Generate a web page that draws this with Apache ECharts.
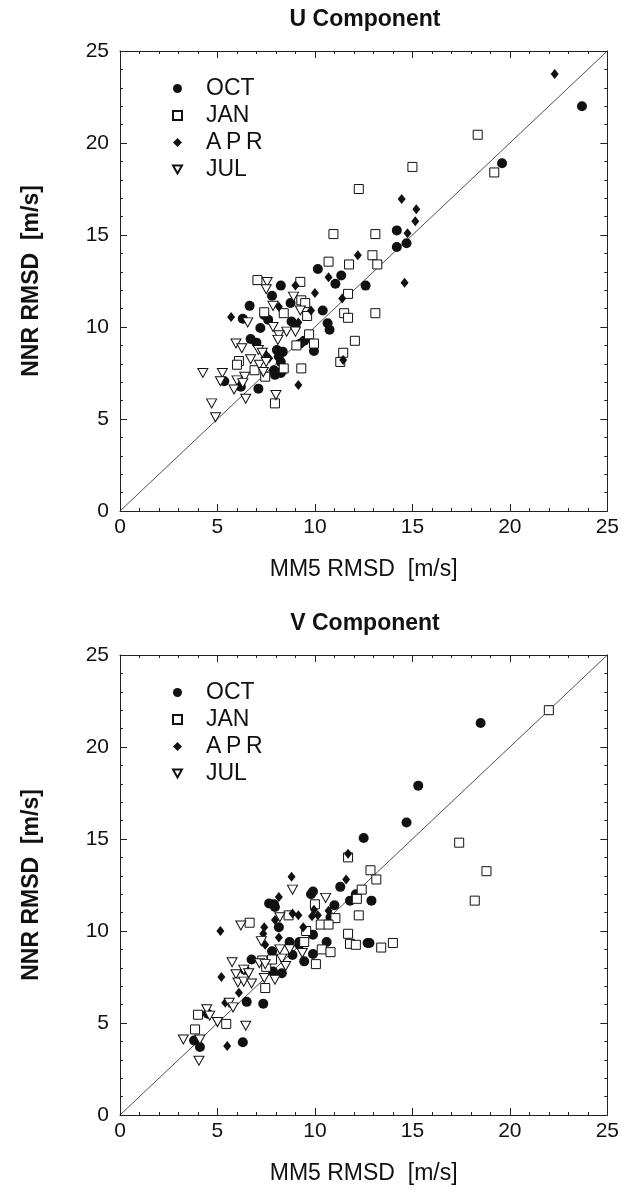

...

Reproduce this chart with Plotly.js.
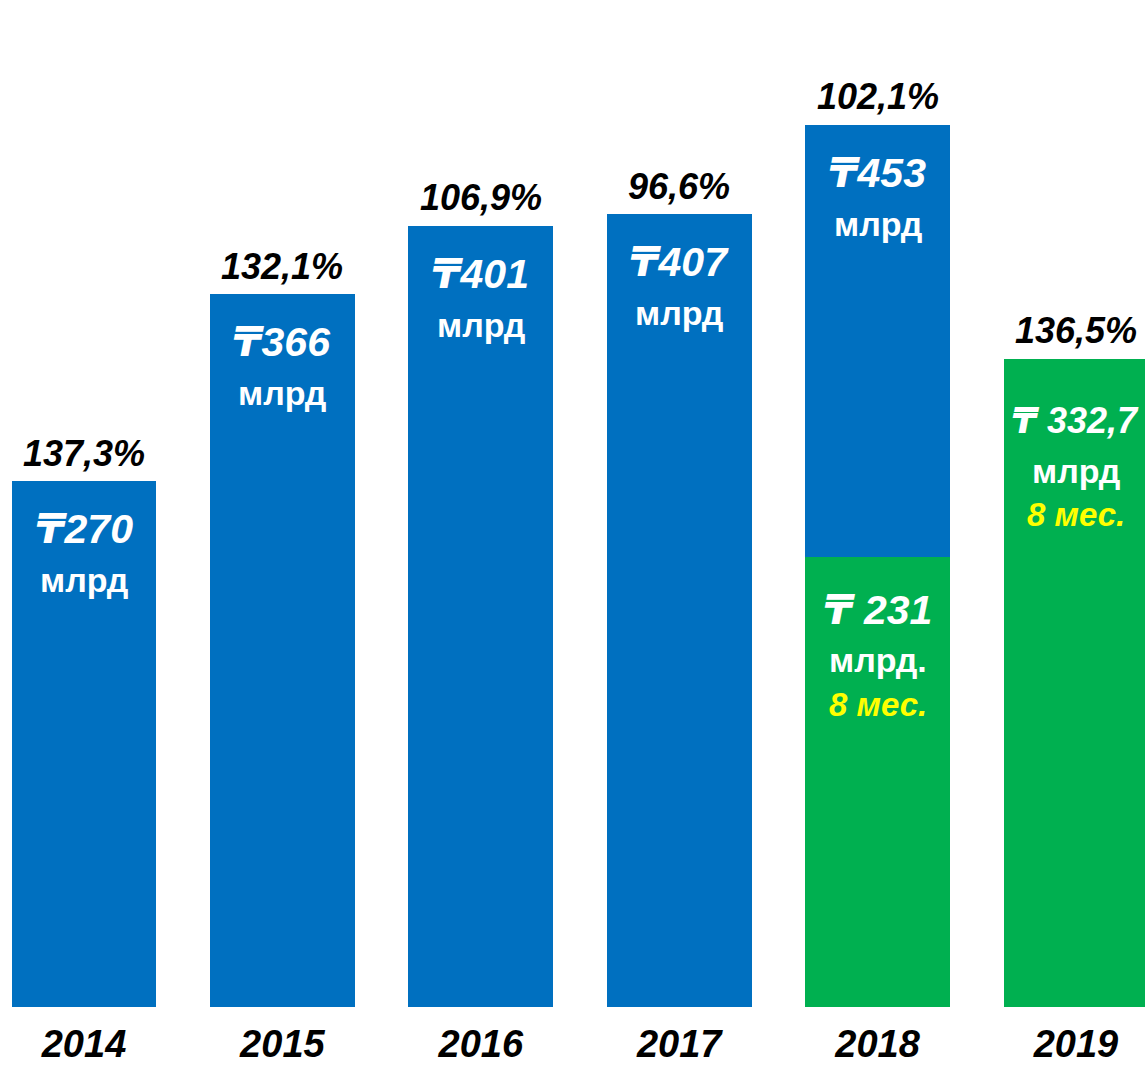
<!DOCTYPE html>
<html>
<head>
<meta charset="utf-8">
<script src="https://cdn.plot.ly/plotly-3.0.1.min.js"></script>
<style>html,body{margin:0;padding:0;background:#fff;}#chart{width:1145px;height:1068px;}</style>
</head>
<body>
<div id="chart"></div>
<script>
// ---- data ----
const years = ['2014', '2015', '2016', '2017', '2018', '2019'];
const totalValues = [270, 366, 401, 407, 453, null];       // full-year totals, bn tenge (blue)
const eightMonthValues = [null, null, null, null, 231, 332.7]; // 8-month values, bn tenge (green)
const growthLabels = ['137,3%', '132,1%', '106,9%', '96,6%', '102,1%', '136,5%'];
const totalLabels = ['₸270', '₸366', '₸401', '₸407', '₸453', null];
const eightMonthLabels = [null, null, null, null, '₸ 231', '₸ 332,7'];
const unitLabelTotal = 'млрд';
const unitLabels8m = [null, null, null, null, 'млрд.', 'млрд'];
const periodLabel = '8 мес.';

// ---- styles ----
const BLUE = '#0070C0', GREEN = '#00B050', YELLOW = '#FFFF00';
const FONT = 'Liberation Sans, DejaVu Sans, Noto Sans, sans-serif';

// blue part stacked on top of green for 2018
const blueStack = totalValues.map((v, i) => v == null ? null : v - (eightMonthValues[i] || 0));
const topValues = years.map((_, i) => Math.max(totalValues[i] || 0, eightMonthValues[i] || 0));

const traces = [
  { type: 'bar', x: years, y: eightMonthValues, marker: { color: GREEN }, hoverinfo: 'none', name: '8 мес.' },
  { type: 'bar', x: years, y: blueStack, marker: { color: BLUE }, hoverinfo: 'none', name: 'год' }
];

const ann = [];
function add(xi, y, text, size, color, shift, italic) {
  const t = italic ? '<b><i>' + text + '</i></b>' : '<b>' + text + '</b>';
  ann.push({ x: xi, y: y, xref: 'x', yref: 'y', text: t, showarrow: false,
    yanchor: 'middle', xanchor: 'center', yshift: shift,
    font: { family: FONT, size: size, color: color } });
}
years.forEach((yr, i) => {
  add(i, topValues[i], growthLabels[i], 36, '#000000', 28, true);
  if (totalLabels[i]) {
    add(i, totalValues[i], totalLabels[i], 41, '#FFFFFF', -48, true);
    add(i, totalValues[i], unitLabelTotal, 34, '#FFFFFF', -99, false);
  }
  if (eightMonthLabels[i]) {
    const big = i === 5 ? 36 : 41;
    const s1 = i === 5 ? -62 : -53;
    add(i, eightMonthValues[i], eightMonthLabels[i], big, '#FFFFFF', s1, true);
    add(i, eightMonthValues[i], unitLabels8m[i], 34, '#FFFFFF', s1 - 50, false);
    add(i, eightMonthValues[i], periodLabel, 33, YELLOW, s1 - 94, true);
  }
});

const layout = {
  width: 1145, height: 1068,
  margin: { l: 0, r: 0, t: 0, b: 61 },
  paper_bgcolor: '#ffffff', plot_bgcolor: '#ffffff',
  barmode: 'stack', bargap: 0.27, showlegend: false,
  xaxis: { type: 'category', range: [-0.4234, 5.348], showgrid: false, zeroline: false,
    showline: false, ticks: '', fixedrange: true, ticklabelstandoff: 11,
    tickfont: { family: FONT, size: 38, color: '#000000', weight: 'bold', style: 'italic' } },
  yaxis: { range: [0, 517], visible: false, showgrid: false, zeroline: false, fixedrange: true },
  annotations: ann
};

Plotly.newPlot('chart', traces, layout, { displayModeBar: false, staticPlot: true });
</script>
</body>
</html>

==

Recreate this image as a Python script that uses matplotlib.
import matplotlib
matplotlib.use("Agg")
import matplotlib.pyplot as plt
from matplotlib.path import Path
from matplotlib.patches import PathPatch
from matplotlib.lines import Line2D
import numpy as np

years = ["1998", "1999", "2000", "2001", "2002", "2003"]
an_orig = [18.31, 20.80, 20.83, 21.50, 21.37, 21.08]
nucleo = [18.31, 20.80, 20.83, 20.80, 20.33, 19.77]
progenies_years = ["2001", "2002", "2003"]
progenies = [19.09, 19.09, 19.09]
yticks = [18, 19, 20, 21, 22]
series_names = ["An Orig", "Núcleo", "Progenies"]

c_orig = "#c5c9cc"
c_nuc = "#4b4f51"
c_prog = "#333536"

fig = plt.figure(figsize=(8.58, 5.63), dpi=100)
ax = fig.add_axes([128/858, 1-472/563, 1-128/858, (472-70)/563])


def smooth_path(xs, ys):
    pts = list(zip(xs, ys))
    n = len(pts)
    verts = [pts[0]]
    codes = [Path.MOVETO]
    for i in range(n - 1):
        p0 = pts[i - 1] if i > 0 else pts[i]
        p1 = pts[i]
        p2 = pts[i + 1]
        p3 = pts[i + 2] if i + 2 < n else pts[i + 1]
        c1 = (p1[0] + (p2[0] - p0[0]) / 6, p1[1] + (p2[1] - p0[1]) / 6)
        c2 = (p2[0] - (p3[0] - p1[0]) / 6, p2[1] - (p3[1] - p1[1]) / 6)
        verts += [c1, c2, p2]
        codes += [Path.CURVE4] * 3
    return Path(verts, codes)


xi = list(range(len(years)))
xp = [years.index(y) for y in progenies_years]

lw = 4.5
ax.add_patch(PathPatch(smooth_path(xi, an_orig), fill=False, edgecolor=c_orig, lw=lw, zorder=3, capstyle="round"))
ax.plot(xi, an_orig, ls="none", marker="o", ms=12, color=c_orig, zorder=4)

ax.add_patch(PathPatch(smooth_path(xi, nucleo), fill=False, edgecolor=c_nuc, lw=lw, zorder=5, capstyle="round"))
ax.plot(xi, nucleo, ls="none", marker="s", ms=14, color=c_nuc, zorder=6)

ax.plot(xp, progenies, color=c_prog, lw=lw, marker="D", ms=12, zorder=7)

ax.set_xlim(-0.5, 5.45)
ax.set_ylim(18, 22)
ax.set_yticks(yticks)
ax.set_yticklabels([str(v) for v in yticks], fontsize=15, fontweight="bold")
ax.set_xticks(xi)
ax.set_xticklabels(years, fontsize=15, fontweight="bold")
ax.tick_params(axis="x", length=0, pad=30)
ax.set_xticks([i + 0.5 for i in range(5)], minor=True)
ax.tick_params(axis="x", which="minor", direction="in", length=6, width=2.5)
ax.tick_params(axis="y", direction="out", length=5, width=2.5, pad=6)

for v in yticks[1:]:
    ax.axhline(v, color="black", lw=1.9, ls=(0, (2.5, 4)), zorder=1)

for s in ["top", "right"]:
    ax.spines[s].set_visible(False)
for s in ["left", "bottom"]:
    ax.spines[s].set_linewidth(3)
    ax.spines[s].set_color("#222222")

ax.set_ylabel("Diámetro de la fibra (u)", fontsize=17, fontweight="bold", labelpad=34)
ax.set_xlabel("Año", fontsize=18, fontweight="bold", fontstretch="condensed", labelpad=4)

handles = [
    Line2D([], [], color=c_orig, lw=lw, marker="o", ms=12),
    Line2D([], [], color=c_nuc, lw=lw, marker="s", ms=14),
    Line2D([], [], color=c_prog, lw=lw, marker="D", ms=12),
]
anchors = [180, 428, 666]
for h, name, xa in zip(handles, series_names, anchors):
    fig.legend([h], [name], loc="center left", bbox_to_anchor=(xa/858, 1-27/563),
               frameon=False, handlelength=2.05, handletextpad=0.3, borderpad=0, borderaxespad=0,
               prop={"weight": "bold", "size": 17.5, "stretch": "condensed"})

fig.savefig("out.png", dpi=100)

**WHAT IS ASKED**
Using the entries shown above, reproduce verbatim the lines from the line bearing "Recreate this image" to the line bearing "import numpy as np", inclusive.

**FINAL RESULT**
Recreate this image as a Python script that uses matplotlib.
import matplotlib
matplotlib.use("Agg")
import matplotlib.pyplot as plt
from matplotlib.path import Path
from matplotlib.patches import PathPatch
from matplotlib.lines import Line2D
import numpy as np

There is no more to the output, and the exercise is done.